→ **GOAL**
Retype the complete listing exactly as it appears.

Excerpt from a dataset
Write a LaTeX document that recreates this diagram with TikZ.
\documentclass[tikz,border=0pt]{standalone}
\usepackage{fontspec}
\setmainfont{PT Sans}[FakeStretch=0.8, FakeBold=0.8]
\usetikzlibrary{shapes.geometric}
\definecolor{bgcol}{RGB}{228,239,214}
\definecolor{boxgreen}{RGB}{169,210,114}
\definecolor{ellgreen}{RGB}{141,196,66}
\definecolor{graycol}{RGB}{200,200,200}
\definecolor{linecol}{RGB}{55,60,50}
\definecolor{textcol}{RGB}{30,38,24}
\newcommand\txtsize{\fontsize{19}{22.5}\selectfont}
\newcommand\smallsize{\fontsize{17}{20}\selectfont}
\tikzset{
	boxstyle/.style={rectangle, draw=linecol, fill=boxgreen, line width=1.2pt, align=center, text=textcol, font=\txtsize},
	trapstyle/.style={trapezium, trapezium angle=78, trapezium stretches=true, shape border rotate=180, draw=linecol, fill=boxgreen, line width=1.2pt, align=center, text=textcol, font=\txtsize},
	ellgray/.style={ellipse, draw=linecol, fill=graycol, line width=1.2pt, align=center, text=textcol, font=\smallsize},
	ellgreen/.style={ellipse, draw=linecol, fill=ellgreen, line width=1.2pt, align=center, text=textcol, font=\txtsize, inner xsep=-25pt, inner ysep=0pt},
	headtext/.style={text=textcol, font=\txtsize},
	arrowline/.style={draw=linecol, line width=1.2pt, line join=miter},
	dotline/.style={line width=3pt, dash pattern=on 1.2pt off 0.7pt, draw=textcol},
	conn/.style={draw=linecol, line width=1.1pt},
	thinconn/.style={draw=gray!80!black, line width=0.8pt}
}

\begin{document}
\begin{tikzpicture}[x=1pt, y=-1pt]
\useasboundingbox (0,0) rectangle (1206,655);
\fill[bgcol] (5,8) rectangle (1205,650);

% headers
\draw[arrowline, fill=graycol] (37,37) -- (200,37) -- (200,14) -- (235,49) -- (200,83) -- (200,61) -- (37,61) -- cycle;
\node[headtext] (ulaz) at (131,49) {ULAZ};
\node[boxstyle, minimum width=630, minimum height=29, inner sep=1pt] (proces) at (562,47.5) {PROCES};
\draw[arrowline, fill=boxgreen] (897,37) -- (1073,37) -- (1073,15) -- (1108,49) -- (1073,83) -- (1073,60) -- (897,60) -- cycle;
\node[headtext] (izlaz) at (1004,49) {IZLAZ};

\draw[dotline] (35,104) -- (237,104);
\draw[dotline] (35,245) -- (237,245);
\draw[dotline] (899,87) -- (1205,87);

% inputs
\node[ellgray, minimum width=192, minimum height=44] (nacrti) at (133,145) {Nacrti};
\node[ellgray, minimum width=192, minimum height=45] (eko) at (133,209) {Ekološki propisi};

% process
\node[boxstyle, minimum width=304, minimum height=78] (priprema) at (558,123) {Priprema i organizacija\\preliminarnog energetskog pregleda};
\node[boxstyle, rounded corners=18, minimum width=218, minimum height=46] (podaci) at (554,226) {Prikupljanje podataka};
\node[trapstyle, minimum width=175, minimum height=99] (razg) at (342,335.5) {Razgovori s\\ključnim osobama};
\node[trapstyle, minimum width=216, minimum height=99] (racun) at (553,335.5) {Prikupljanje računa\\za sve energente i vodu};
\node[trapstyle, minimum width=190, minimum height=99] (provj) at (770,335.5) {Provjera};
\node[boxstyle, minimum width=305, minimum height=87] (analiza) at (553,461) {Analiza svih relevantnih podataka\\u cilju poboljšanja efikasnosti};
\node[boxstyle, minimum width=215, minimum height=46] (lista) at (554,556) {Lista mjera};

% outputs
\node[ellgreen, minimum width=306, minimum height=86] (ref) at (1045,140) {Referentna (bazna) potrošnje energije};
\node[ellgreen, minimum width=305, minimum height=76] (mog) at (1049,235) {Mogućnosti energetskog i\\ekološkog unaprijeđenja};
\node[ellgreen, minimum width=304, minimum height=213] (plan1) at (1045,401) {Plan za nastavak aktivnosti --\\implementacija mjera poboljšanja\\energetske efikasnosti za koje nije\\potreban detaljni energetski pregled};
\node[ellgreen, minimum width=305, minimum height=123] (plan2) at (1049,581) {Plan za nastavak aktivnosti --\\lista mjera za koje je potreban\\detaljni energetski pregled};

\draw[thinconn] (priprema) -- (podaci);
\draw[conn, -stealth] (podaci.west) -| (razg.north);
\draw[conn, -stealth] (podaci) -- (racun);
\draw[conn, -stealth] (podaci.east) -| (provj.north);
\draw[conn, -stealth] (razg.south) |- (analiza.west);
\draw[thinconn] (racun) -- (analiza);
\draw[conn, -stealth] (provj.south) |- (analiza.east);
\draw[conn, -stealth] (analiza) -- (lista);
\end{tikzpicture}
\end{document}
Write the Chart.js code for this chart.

→ **COMPLETE OUTPUT**
Write a LaTeX document that recreates this diagram with TikZ.
\documentclass[tikz,border=0pt]{standalone}
\usepackage{fontspec}
\setmainfont{PT Sans}[FakeStretch=0.8, FakeBold=0.8]
\usetikzlibrary{shapes.geometric}
\definecolor{bgcol}{RGB}{228,239,214}
\definecolor{boxgreen}{RGB}{169,210,114}
\definecolor{ellgreen}{RGB}{141,196,66}
\definecolor{graycol}{RGB}{200,200,200}
\definecolor{linecol}{RGB}{55,60,50}
\definecolor{textcol}{RGB}{30,38,24}
\newcommand\txtsize{\fontsize{19}{22.5}\selectfont}
\newcommand\smallsize{\fontsize{17}{20}\selectfont}
\tikzset{
	boxstyle/.style={rectangle, draw=linecol, fill=boxgreen, line width=1.2pt, align=center, text=textcol, font=\txtsize},
	trapstyle/.style={trapezium, trapezium angle=78, trapezium stretches=true, shape border rotate=180, draw=linecol, fill=boxgreen, line width=1.2pt, align=center, text=textcol, font=\txtsize},
	ellgray/.style={ellipse, draw=linecol, fill=graycol, line width=1.2pt, align=center, text=textcol, font=\smallsize},
	ellgreen/.style={ellipse, draw=linecol, fill=ellgreen, line width=1.2pt, align=center, text=textcol, font=\txtsize, inner xsep=-25pt, inner ysep=0pt},
	headtext/.style={text=textcol, font=\txtsize},
	arrowline/.style={draw=linecol, line width=1.2pt, line join=miter},
	dotline/.style={line width=3pt, dash pattern=on 1.2pt off 0.7pt, draw=textcol},
	conn/.style={draw=linecol, line width=1.1pt},
	thinconn/.style={draw=gray!80!black, line width=0.8pt}
}

\begin{document}
\begin{tikzpicture}[x=1pt, y=-1pt]
\useasboundingbox (0,0) rectangle (1206,655);
\fill[bgcol] (5,8) rectangle (1205,650);

% headers
\draw[arrowline, fill=graycol] (37,37) -- (200,37) -- (200,14) -- (235,49) -- (200,83) -- (200,61) -- (37,61) -- cycle;
\node[headtext] (ulaz) at (131,49) {ULAZ};
\node[boxstyle, minimum width=630, minimum height=29, inner sep=1pt] (proces) at (562,47.5) {PROCES};
\draw[arrowline, fill=boxgreen] (897,37) -- (1073,37) -- (1073,15) -- (1108,49) -- (1073,83) -- (1073,60) -- (897,60) -- cycle;
\node[headtext] (izlaz) at (1004,49) {IZLAZ};

\draw[dotline] (35,104) -- (237,104);
\draw[dotline] (35,245) -- (237,245);
\draw[dotline] (899,87) -- (1205,87);

% inputs
\node[ellgray, minimum width=192, minimum height=44] (nacrti) at (133,145) {Nacrti};
\node[ellgray, minimum width=192, minimum height=45] (eko) at (133,209) {Ekološki propisi};

% process
\node[boxstyle, minimum width=304, minimum height=78] (priprema) at (558,123) {Priprema i organizacija\\preliminarnog energetskog pregleda};
\node[boxstyle, rounded corners=18, minimum width=218, minimum height=46] (podaci) at (554,226) {Prikupljanje podataka};
\node[trapstyle, minimum width=175, minimum height=99] (razg) at (342,335.5) {Razgovori s\\ključnim osobama};
\node[trapstyle, minimum width=216, minimum height=99] (racun) at (553,335.5) {Prikupljanje računa\\za sve energente i vodu};
\node[trapstyle, minimum width=190, minimum height=99] (provj) at (770,335.5) {Provjera};
\node[boxstyle, minimum width=305, minimum height=87] (analiza) at (553,461) {Analiza svih relevantnih podataka\\u cilju poboljšanja efikasnosti};
\node[boxstyle, minimum width=215, minimum height=46] (lista) at (554,556) {Lista mjera};

% outputs
\node[ellgreen, minimum width=306, minimum height=86] (ref) at (1045,140) {Referentna (bazna) potrošnje energije};
\node[ellgreen, minimum width=305, minimum height=76] (mog) at (1049,235) {Mogućnosti energetskog i\\ekološkog unaprijeđenja};
\node[ellgreen, minimum width=304, minimum height=213] (plan1) at (1045,401) {Plan za nastavak aktivnosti --\\implementacija mjera poboljšanja\\energetske efikasnosti za koje nije\\potreban detaljni energetski pregled};
\node[ellgreen, minimum width=305, minimum height=123] (plan2) at (1049,581) {Plan za nastavak aktivnosti --\\lista mjera za koje je potreban\\detaljni energetski pregled};

\draw[thinconn] (priprema) -- (podaci);
\draw[conn, -stealth] (podaci.west) -| (razg.north);
\draw[conn, -stealth] (podaci) -- (racun);
\draw[conn, -stealth] (podaci.east) -| (provj.north);
\draw[conn, -stealth] (razg.south) |- (analiza.west);
\draw[thinconn] (racun) -- (analiza);
\draw[conn, -stealth] (provj.south) |- (analiza.east);
\draw[conn, -stealth] (analiza) -- (lista);
\end{tikzpicture}
\end{document}
Write the Chart.js code for this chart.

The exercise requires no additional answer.